Fatigue Damage Assessment of Impacted Composite Component
A collaborative research and development has been performed by GEM and Defence Science and Technology Group in Australia for the assessment of the composite durability after impact for enhanced sustainment. The post-impact damage morphology is characterized non-destructively using ultrasonic inspection and XmCT. The impact induced damage is mapped into the composite component at each ply interface. A comparison of accumulative damage associated with each failure mode that contributes to the total is given for two selected levels (N1, N2) of number of fatigue cycles with N2 towards the final rupture stage.

Failure Prediction of Advanced Structures under Dynamic Loading

Impact Simulation and Assessment of Compression after Impact for Composite Component
A collaborative tool application and demonstration work has been performed jointly by GEM and the Defence Science and Technology Group in Australia. A low velocity impact analysis is perfumed using a customized Abaqus implicit solver. The predicted delamination at each ply interface is compared with the measured damage using NDI techniques such as C-scan and X ray micro-computed tomography (microCT). After mapping the predicted delamination into the CB2ATA model using the discrete informed continuum damage approach, a progressive failure analysis is performed to determine the compressive strength of the composite panel after the impact. Extensive fiber and matrix damage patterns are compared with the experimental observations.

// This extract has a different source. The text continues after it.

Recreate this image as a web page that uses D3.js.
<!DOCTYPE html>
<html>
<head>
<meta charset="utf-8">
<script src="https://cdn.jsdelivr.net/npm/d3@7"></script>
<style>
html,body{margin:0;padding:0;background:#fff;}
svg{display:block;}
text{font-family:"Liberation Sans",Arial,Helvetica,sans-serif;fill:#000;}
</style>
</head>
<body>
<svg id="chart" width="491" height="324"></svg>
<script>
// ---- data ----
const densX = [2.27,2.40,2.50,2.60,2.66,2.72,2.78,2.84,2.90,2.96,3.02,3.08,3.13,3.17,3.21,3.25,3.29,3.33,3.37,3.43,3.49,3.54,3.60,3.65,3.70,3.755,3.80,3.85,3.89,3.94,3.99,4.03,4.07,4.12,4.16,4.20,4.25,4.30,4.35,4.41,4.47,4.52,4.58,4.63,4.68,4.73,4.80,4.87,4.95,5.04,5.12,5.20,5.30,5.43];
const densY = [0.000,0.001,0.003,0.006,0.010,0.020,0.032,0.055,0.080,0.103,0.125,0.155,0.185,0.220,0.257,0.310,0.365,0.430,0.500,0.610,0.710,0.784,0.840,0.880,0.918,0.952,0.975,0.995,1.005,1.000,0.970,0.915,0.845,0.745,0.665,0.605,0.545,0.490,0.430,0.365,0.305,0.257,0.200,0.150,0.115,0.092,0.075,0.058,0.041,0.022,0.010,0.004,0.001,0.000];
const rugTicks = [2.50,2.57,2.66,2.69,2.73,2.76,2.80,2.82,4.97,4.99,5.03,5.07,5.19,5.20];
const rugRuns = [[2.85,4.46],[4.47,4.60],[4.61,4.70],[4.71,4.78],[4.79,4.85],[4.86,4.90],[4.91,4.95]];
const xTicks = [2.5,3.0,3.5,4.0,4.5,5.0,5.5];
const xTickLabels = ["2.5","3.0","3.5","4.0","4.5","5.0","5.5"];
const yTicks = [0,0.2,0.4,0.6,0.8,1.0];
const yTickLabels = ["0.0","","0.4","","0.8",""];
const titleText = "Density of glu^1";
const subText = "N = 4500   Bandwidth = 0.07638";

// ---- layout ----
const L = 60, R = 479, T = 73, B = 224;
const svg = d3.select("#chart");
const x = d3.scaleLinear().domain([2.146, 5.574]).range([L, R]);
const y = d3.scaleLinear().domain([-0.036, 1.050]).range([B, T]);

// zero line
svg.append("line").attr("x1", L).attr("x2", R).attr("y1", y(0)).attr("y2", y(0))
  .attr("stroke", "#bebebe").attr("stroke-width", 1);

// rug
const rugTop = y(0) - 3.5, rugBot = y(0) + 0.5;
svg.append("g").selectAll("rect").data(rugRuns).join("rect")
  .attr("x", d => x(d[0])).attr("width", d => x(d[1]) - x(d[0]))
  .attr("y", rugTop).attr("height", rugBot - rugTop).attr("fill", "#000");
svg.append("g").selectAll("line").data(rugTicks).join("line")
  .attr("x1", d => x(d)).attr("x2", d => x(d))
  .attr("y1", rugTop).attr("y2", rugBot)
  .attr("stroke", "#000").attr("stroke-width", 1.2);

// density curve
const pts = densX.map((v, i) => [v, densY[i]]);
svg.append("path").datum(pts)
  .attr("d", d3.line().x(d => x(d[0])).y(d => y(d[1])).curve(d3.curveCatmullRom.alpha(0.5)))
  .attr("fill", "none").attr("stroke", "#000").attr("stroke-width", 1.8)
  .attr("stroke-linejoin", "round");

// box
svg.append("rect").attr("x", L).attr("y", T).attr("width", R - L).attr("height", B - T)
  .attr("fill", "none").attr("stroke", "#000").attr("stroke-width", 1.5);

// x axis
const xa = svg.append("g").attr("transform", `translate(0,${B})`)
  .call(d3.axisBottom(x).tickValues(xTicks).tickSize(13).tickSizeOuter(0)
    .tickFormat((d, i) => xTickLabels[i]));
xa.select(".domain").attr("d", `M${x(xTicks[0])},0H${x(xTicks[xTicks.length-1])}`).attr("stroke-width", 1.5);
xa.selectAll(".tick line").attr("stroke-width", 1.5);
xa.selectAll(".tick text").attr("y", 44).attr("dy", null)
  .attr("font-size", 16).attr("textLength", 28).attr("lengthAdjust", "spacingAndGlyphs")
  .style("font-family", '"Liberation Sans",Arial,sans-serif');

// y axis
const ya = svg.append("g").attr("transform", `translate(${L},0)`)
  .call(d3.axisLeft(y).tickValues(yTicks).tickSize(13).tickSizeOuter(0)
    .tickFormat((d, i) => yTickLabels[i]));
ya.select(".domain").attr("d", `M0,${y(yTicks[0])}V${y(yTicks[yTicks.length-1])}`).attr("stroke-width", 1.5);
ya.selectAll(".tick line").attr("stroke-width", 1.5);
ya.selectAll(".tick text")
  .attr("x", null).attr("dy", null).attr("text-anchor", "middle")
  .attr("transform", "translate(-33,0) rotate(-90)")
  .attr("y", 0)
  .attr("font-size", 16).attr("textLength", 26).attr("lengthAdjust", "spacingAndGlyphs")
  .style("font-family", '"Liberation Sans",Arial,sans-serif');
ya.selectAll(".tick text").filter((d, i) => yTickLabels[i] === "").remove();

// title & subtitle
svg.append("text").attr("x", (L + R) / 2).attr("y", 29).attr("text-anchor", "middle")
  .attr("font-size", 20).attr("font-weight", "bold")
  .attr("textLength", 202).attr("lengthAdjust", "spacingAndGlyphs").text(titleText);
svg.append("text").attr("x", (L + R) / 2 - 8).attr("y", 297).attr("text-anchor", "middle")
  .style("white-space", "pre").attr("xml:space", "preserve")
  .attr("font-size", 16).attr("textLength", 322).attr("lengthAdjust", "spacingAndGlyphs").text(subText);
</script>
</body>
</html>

Ductile Failure Prediction of Thin Walled Structures under Dynamic Loading
GEM’s scientists have developed a software toolkit for Abaqus (XSHELL) for fracture evaluation and load deflection prediction of welded metallic structures subjected to impulsive loading. The toolkit has the unique capability of predicting crack propagation path in a large scale thin-walled structure and the associated structural response such as the load-deflection curve. The XSHELL toolkit couples advanced element technology with widely used phenomenological material and failure models. In particular, to bridge the gap between the local plasticity induced damage initiation and ductile fracture at the structural level, innovative solution techniques have been developed to incorporate a length scale in the phenomenological model via a mesh size dependent calibration of failure parameters.

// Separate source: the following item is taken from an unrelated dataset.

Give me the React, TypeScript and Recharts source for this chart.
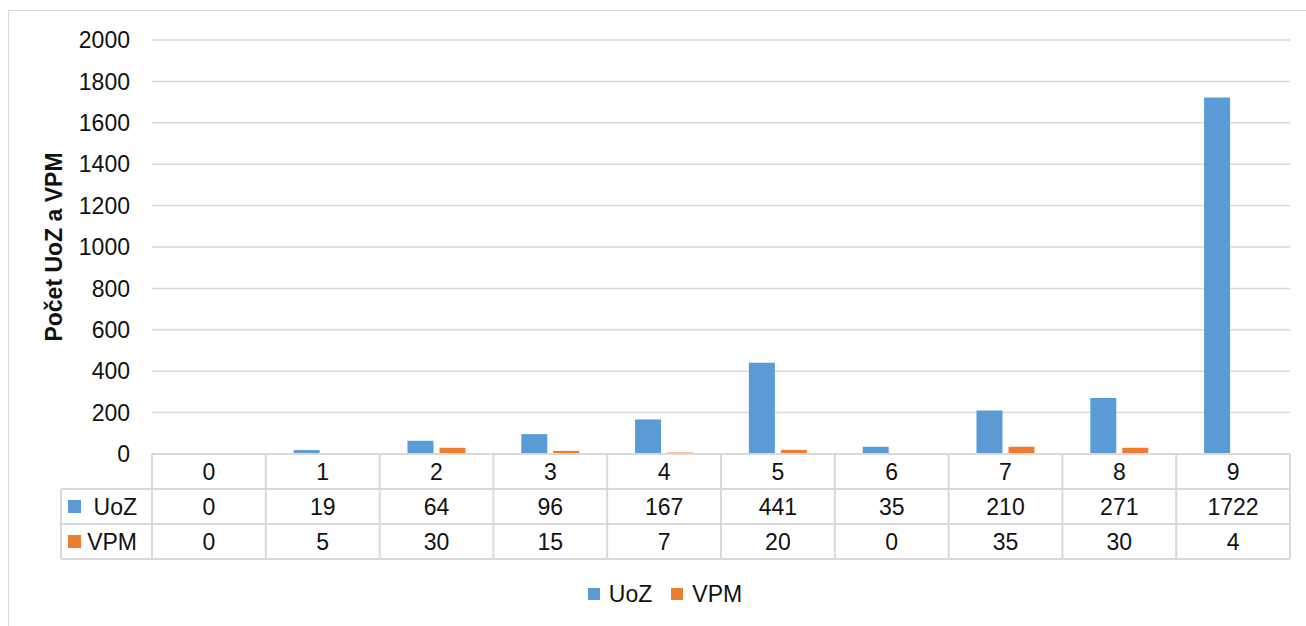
import React from 'react';
import { BarChart, Bar, XAxis, YAxis, CartesianGrid, Legend, Label } from 'recharts';

const categories = ['0', '1', '2', '3', '4', '5', '6', '7', '8', '9'];
const uozValues = [0, 19, 64, 96, 167, 441, 35, 210, 271, 1722];
const vpmValues = [0, 5, 30, 15, 7, 20, 0, 35, 30, 4];
const yTicks = [0, 200, 400, 600, 800, 1000, 1200, 1400, 1600, 1800, 2000];
const seriesNames = ['UoZ', 'VPM'];
const seriesColors = ['#5B9BD5', '#ED7D31'];
const seriesValues = [uozValues, vpmValues];
const axisTitle = 'Počet UoZ a VPM';

const W = 1306;
const H = 626;
const FONT = '"Liberation Sans", Arial, sans-serif';
const LINE = '#d9d9d9';
const ROW = 35;

const data = categories.map((c, i) => ({ cat: c, UoZ: uozValues[i], VPM: vpmValues[i] }));

function TableTick(props: any) {
  const { x, y, payload } = props;
  const i = payload.index ?? props.index;
  const half = payload.offset || (W - 152 - 16) / categories.length / 2;
  const left = x - half;
  const right = x + half;
  const last = i === categories.length - 1;
  const txt = { fontFamily: FONT, fontSize: 23, fill: '#111', textAnchor: 'middle' as const, dominantBaseline: 'central' as const };
  return (
    <g>
      <line x1={left} x2={right} y1={y} y2={y} stroke={LINE} strokeWidth={2} />
      <line x1={left} x2={right} y1={y + ROW} y2={y + ROW} stroke={LINE} strokeWidth={2} />
      <line x1={left} x2={right} y1={y + 2 * ROW} y2={y + 2 * ROW} stroke={LINE} strokeWidth={2} />
      <line x1={left} x2={right} y1={y + 3 * ROW} y2={y + 3 * ROW} stroke={LINE} strokeWidth={2} />
      <line x1={left} x2={left} y1={y} y2={y + 3 * ROW} stroke={LINE} strokeWidth={2} />
      {last && <line x1={right} x2={right} y1={y} y2={y + 3 * ROW} stroke={LINE} strokeWidth={2} />}
      <text x={x} y={y + ROW / 2} {...txt}>{payload.value}</text>
      {seriesValues.map((vals, s) => (
        <text key={s} x={x} y={y + ROW * (s + 1.5)} {...txt}>{vals[i]}</text>
      ))}
      {i === 0 && (
        <g>
          <line x1={left - 91} x2={left} y1={y + ROW} y2={y + ROW} stroke={LINE} strokeWidth={2} />
          <line x1={left - 91} x2={left} y1={y + 2 * ROW} y2={y + 2 * ROW} stroke={LINE} strokeWidth={2} />
          <line x1={left - 91} x2={left} y1={y + 3 * ROW} y2={y + 3 * ROW} stroke={LINE} strokeWidth={2} />
          <line x1={left - 91} x2={left - 91} y1={y + ROW} y2={y + 3 * ROW} stroke={LINE} strokeWidth={2} />
          {seriesNames.map((n, s) => (
            <g key={n}>
              <rect x={left - 84} y={y + ROW * (s + 1.5) - 6.5} width={13} height={13} fill={seriesColors[s]} />
              <text x={left - 15} y={y + ROW * (s + 1.5)} {...txt} textAnchor="end">{n}</text>
            </g>
          ))}
        </g>
      )}
    </g>
  );
}

function AxisTitle(props: any) {
  const vb = props.viewBox || { x: 0, y: 40, width: 152, height: 414 };
  const cx = vb.x + 54;
  const cy = vb.y + vb.height / 2;
  return (
    <text x={cx} y={cy} transform={`rotate(-90 ${cx} ${cy})`} textAnchor="middle" dominantBaseline="central"
      style={{ fontFamily: FONT, fontSize: 23, fontWeight: 'bold', fill: '#111' }}>
      {axisTitle}
    </text>
  );
}

function LegendContent() {
  return (
    <div style={{ display: 'flex', justifyContent: 'center', alignItems: 'center', paddingLeft: 24, fontFamily: FONT, fontSize: 23, color: '#111', lineHeight: '26px' }}>
      {seriesNames.map((n, s) => (
        <div key={n} style={{ display: 'flex', alignItems: 'center', marginRight: s < seriesNames.length - 1 ? 19 : 0 }}>
          <span style={{ display: 'inline-block', width: 12, height: 12, background: seriesColors[s], marginRight: 9 }} />
          <span>{n}</span>
        </div>
      ))}
    </div>
  );
}

export default function App() {
  return (
    <div style={{ position: 'absolute', left: 0, top: 0, width: W, height: H, overflow: 'hidden', background: '#fff' }}>
      <div style={{ position: 'absolute', left: 8, top: 10, width: W + 20, height: H + 20, border: `1.5px solid ${LINE}` }} />
      <BarChart width={W} height={H} data={data} margin={{ top: 40, right: 16, bottom: 0, left: 0 }}
        barCategoryGap="24.5%" barGap={6}>
        <CartesianGrid vertical={false} stroke={LINE} strokeWidth={1.5} />
        <YAxis type="number" domain={[0, 2000]} ticks={yTicks} width={152} axisLine={false} tickLine={false}
          tickSize={6} tickMargin={16} interval={0}
          tick={{ fontFamily: FONT, fontSize: 23, fill: '#111' }}>
          <Label content={<AxisTitle />} />
        </YAxis>
        <XAxis dataKey="cat" height={172} axisLine={false} tickLine={false} tickSize={0} tickMargin={0}
          interval={0} tick={<TableTick />} />
        <Legend verticalAlign="middle" wrapperStyle={{ top: 581, left: 0, width: W }} content={<LegendContent />} />
        {seriesNames.map((n, s) => (
          <Bar key={n} dataKey={n} fill={seriesColors[s]} isAnimationActive={false} />
        ))}
      </BarChart>
    </div>
  );
}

Development of Advanced Fatigue and Fracture Damage Analysis Toolkits

Evaluation of Effects of Defects in Composite Components
Under a Phase III program sponsored by NAVAIR, GEM along with its team members have developed solution modules for CB2ATA for characterization of fabrication and service induced defects based on X-ray CT data and assessment of their effects on integrity of composite structures. void and ply waviness information are extracted from X-ray computed tomography (CT) and optical microscopy and an efficient image-to-numerical solution is developed to map the detected voids and ply waviness into a finite element based progressive failure analysis model. Based on the intersection of an arbitrarily oriented void with elements and a ply interface, the resulting volume fraction of voids within individual elements and the surface area at the ply interface is determined and used to compute the initial stiffness degradation and initial delamination area. An interlaminar tensile (ILT) test specimen under four point bending is used to demonstrate the capability of our response and progressive damage prediction.